Conservative committee members — among them that unlikely future Harper government star, Pierre Poilievre — treated Chow with a somewhat greater measure of respect than they do most opposition members. However, they made it clear that they consider urban transit to be a provincial responsibility, full stop.
Chow was not, in fact, suggesting the federal government should interfere in the affairs of the provinces, or those of the provinces’ constitutional “creatures,” the cities. She was merely insisting that the federal government is in a unique position to forge a vision of public transit for all of Canada. Any action Ottawa took, she tried to explain, would be in full collaboration with the provinces and cities.
In any case, raising the jurisdictional argument was something of a red herring on the part of the Conservatives.
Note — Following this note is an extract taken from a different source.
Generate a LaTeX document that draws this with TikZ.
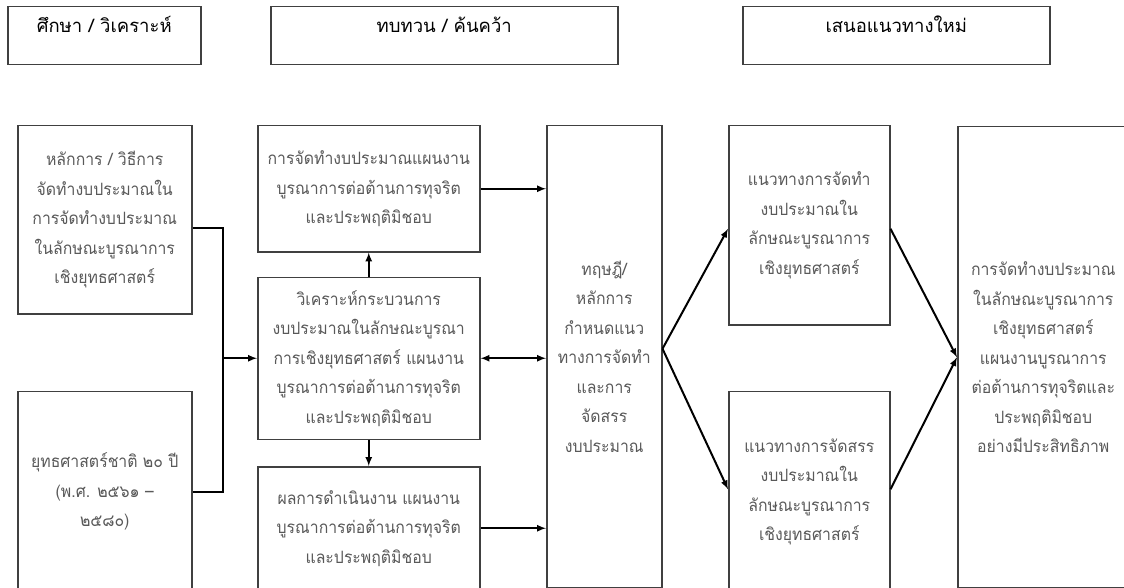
\documentclass[tikz,border=0pt]{standalone}
\usepackage{fontspec}
\newfontfamily\thaifont[Script=Thai, FakeStretch=0.93]{Loma}
\newfontfamily\headfont[Script=Thai]{Loma}
\usepackage{tikz}
\usetikzlibrary{arrows, positioning}

\definecolor{boxgray}{HTML}{404040}
\definecolor{txtgray}{HTML}{595959}

\tikzset{
	box/.style={draw=boxgray, line width=1.5pt, align=center, inner sep=0pt,
		text=txtgray, font=\thaifont\fontsize{17}{29.5}\selectfont},
	head/.style={draw=boxgray, line width=1.5pt, inner sep=0pt, text=black,
		text height=14pt, text depth=20pt, font=\headfont\fontsize{18.5}{29}\selectfont},
	link/.style={line width=2pt, black, >=latex},
}

\begin{document}
\begin{tikzpicture}[x=1pt, y=-1pt]
	\useasboundingbox (0,0) rectangle (1124,588);
	\fill[white] (0,0) rectangle (1124,588);
	\clip (0,0) rectangle (1124,588);

	% column headers
	\node[head, minimum width=193, minimum height=58, anchor=north west] (study) at (7,6) {ศึกษา / วิเคราะห์};
	\node[head, minimum width=347, minimum height=58, anchor=north west] (review) at (270,6) {ทบทวน / ค้นคว้า};
	\node[head, minimum width=307, minimum height=58, anchor=north west] (propose) at (742,6) {เสนอแนวทางใหม่};

	% study column
	\node[box, minimum width=174, minimum height=188, anchor=north west] (principle) at (17,125)
		{หลักการ / วิธีการ\\จัดทำงบประมาณใน\\การจัดทำงบประมาณ\\ในลักษณะบูรณาการ\\เชิงยุทธศาสตร์};
	\node[box, minimum width=174, minimum height=201, below=76pt of principle] (strategy)
		{ยุทธศาสตร์ชาติ ๒๐ ปี\\(พ.ศ. ๒๕๖๑ –\\๒๕๘๐)};

	% review column
	\node[box, minimum width=222, minimum height=126, anchor=north west] (plan) at (257,125)
		{การจัดทำงบประมาณแผนงาน\\บูรณาการต่อต้านการทุจริต\\และประพฤติมิชอบ};
	\node[box, minimum width=222, minimum height=162, below=24pt of plan] (analyse)
		{วิเคราะห์กระบวนการ\\งบประมาณในลักษณะบูรณา\\การเชิงยุทธศาสตร์ แผนงาน\\บูรณาการต่อต้านการทุจริต\\และประพฤติมิชอบ};
	\node[box, minimum width=222, minimum height=123, below=26pt of analyse] (result)
		{ผลการดำเนินงาน แผนงาน\\บูรณาการต่อต้านการทุจริต\\และประพฤติมิชอบ};
	\node[box, minimum width=115, minimum height=462, anchor=north west] (theory) at (546,125)
		{ทฤษฎี/\\หลักการ\\กำหนดแนว\\ทางการจัดทำ\\และการ\\จัดสรร\\งบประมาณ};

	% propose column
	\node[box, minimum width=161, minimum height=199, anchor=north west] (makeway) at (728,125)
		{แนวทางการจัดทำ\\งบประมาณใน\\ลักษณะบูรณาการ\\เชิงยุทธศาสตร์};
	\node[box, minimum width=161, minimum height=201, below=65pt of makeway] (allocway)
		{แนวทางการจัดสรร\\งบประมาณใน\\ลักษณะบูรณาการ\\เชิงยุทธศาสตร์};
	\node[box, minimum width=171, minimum height=461, anchor=north west] (goal) at (957,126)
		{การจัดทำงบประมาณ\\ในลักษณะบูรณาการ\\เชิงยุทธศาสตร์\\แผนงานบูรณาการ\\ต่อต้านการทุจริตและ\\ประพฤติมิชอบ\\อย่างมีประสิทธิภาพ};

	% connectors
	\coordinate (join) at ([xshift=-34pt]analyse.west);
	\draw[link] ([yshift=-8pt]principle.east) -| (join) |- (strategy.east);
	\draw[link, ->] (join) -- (analyse.west);
	\draw[link, ->] (analyse) -- (plan);
	\draw[link, ->] (analyse) -- (result);
	\draw[link, ->] (plan.east) -- (plan.east -| theory.west);
	\draw[link, <->] (analyse.east) -- (analyse.east -| theory.west);
	\draw[link, ->] (result.east) -- (result.east -| theory.west);
	\draw[link, ->] ([yshift=8pt]theory.east) -- ([yshift=-3.5pt]makeway.west);
	\draw[link, ->] ([yshift=8pt]theory.east) -- ([yshift=2.5pt]allocway.west);
	\draw[link, ->] ([yshift=-3.5pt]makeway.east) -- (goal.west);
	\draw[link, ->] ([yshift=2.5pt]allocway.east) -- (goal.west);
\end{tikzpicture}
\end{document}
When it suits their purposes, the Harper Conservatives are only too happy to stomp all over the prerogatives of the federal government’s notional partners in the Canadian federation. What more likely turned Conservative MPs off Chow’s idea was a near-intuitive aversion to public services, especially transit services.
Most Conservative MPs, it appears, are big fans of the private automobile. They tend to view public transit as not much more than an expensive sop to the kind of folks who are not likely to vote for them.
Getting the federal government involved in a national effort to improve urban transit will have to be a job for a future, more environmentally and socially aware Canadian government.
Toward the end of her tenure as an MP, Chow had turned her attention to Canada’s much-neglected passenger rail company, Via Rail, by means of another private member’s bill.
Anyone who has experienced the excellent passenger rail services of Europe and then tried Canada’s own creaky, archaic system knows that such an initiative is long past due.
Now, Chow is seeking to return to Parliament, and there has been a good deal of chatter on the politics, tactics and strategy of her return.
Whatever else one might say about the former front bench NDP MP and her current chances, however, nobody could argue that she was not an effective and hardworking member of the House of Commons.